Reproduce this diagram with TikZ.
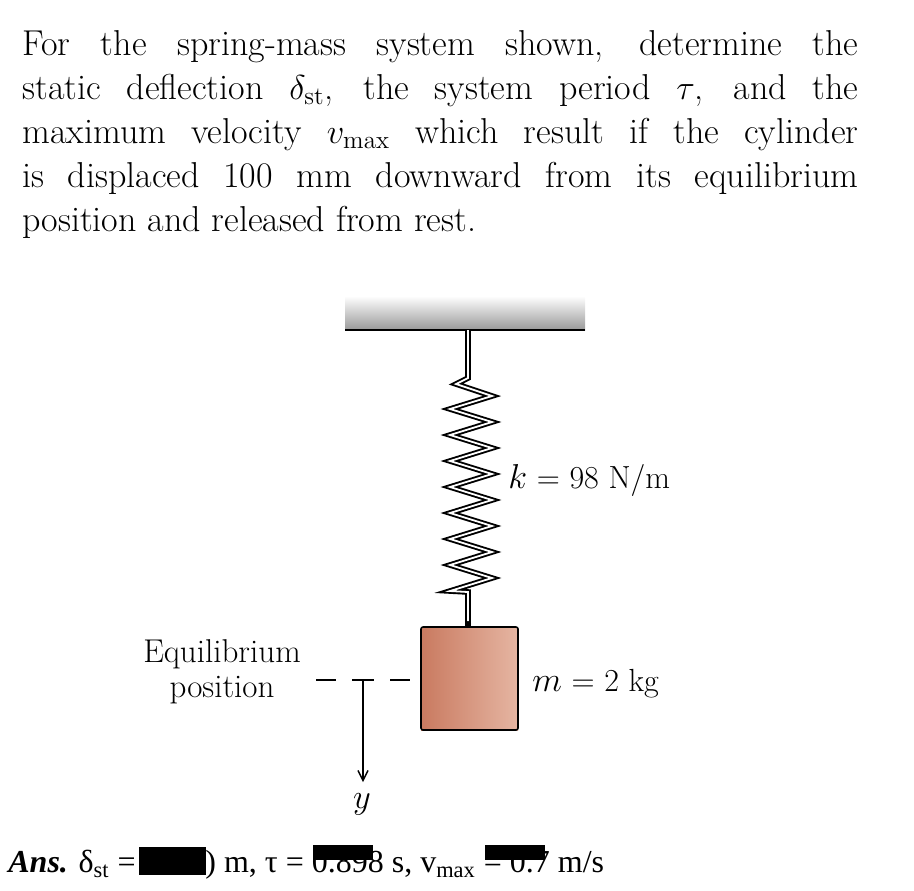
\documentclass[tikz,border=0pt]{standalone}
\usepackage{fontspec}
\usetikzlibrary{arrows.meta}
\newfontfamily\timesf{Liberation Serif}
\definecolor{massL}{RGB}{201,122,96}
\definecolor{massR}{RGB}{229,181,162}
\begin{document}
\begin{tikzpicture}[x=0.5pt,y=-0.5pt,
  lbl/.style={inner sep=0pt,font=\fontsize{16}{18}\selectfont},
  ansf/.style={anchor=base west,inner sep=0pt,font=\timesf\fontsize{16}{18}\selectfont},
  blk/.style={fill=black,draw=none}]
\useasboundingbox (0,0) rectangle (914,890);
% problem text
\node[anchor=north west,inner sep=0pt,text width=418pt,align=justify,
  font=\fontsize{18}{22}\selectfont\bfseries\mdseries] (txt) at (22,30)
 {For the spring-mass system shown, determine the\linebreak
  static deflection $\delta_{\mathrm{st}}$, the system period $\tau$, and the\linebreak
  maximum velocity $v_{\mathrm{max}}$ which result if the cylinder\linebreak
  is displaced 100 mm downward from its equilibrium\linebreak
  position and released from rest.};
% ceiling
\shade[top color=white,bottom color=black!40] (345,296) rectangle (585,330);
\draw[line width=1pt] (345,330) -- (585,330);
% spring
\def\sp{(468,330) -- (468,378) -- (456,384)
  \foreach \i in {0,...,7}{ -- (492,{396+\i*26}) -- (450,{409+\i*26}) }
  -- (468,592) -- (468,628)}
\draw[line width=2.8pt,black] \sp;
\draw[line width=0.9pt,white] \sp;
% mass
\shade[left color=massL,right color=massR] (421,627) rectangle (518,730);
\node[draw,line width=0.8pt,rounded corners=1pt,minimum width=48.5pt,minimum height=51.5pt,inner sep=0pt] (mass) at (469.5,678.5) {};
\fill (468,624) circle (3);
% labels
\node[lbl,anchor=west] (k) at (508,480) {$k$ = 98 N/m};
\node[lbl,anchor=west] (m) at (532,684) {$m$ = 2 kg};
\node[lbl,align=center,anchor=center,font=\fontsize{16.5}{17.5}\selectfont] (eq) at (222,672) {Equilibrium\\position};
% equilibrium line and y axis
\draw[line width=0.7pt] (316,680) -- (336,680) (352,680) -- (374,680) (390,680) -- (410,680);
\coordinate (ytop) at (363,680);
\coordinate (ybot) at (363,782);
\draw[line width=0.7pt,-{Straight Barb[length=5pt,width=5pt]}] (ytop) -- (ybot);
\node[lbl] (y) at (362,804) {$y$};
% answer
\node[ansf] (a1) at (8,872) {\textbf{\textit{Ans.}} δ\textsubscript{st} =};
\node[ansf] (a2) at (205,872) {) m, τ = 0.898 s, v\textsubscript{max} = 0.7 m/s};
\fill[blk] (139,847) rectangle (206,875);
\fill[blk] (313,845) rectangle (373,860);
\fill[blk] (485,845) rectangle (545,860);
\end{tikzpicture}
\end{document}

■ ■ ■ ■

» Stated problem
Pictures in the data above should not be copied; transcribe everything else exactly.

» Correct response
Reproduce this diagram with TikZ.
\documentclass[tikz,border=0pt]{standalone}
\usepackage{fontspec}
\usetikzlibrary{arrows.meta}
\newfontfamily\timesf{Liberation Serif}
\definecolor{massL}{RGB}{201,122,96}
\definecolor{massR}{RGB}{229,181,162}
\begin{document}
\begin{tikzpicture}[x=0.5pt,y=-0.5pt,
  lbl/.style={inner sep=0pt,font=\fontsize{16}{18}\selectfont},
  ansf/.style={anchor=base west,inner sep=0pt,font=\timesf\fontsize{16}{18}\selectfont},
  blk/.style={fill=black,draw=none}]
\useasboundingbox (0,0) rectangle (914,890);
% problem text
\node[anchor=north west,inner sep=0pt,text width=418pt,align=justify,
  font=\fontsize{18}{22}\selectfont\bfseries\mdseries] (txt) at (22,30)
 {For the spring-mass system shown, determine the\linebreak
  static deflection $\delta_{\mathrm{st}}$, the system period $\tau$, and the\linebreak
  maximum velocity $v_{\mathrm{max}}$ which result if the cylinder\linebreak
  is displaced 100 mm downward from its equilibrium\linebreak
  position and released from rest.};
% ceiling
\shade[top color=white,bottom color=black!40] (345,296) rectangle (585,330);
\draw[line width=1pt] (345,330) -- (585,330);
% spring
\def\sp{(468,330) -- (468,378) -- (456,384)
  \foreach \i in {0,...,7}{ -- (492,{396+\i*26}) -- (450,{409+\i*26}) }
  -- (468,592) -- (468,628)}
\draw[line width=2.8pt,black] \sp;
\draw[line width=0.9pt,white] \sp;
% mass
\shade[left color=massL,right color=massR] (421,627) rectangle (518,730);
\node[draw,line width=0.8pt,rounded corners=1pt,minimum width=48.5pt,minimum height=51.5pt,inner sep=0pt] (mass) at (469.5,678.5) {};
\fill (468,624) circle (3);
% labels
\node[lbl,anchor=west] (k) at (508,480) {$k$ = 98 N/m};
\node[lbl,anchor=west] (m) at (532,684) {$m$ = 2 kg};
\node[lbl,align=center,anchor=center,font=\fontsize{16.5}{17.5}\selectfont] (eq) at (222,672) {Equilibrium\\position};
% equilibrium line and y axis
\draw[line width=0.7pt] (316,680) -- (336,680) (352,680) -- (374,680) (390,680) -- (410,680);
\coordinate (ytop) at (363,680);
\coordinate (ybot) at (363,782);
\draw[line width=0.7pt,-{Straight Barb[length=5pt,width=5pt]}] (ytop) -- (ybot);
\node[lbl] (y) at (362,804) {$y$};
% answer
\node[ansf] (a1) at (8,872) {\textbf{\textit{Ans.}} δ\textsubscript{st} =};
\node[ansf] (a2) at (205,872) {) m, τ = 0.898 s, v\textsubscript{max} = 0.7 m/s};
\fill[blk] (139,847) rectangle (206,875);
\fill[blk] (313,845) rectangle (373,860);
\fill[blk] (485,845) rectangle (545,860);
\end{tikzpicture}
\end{document}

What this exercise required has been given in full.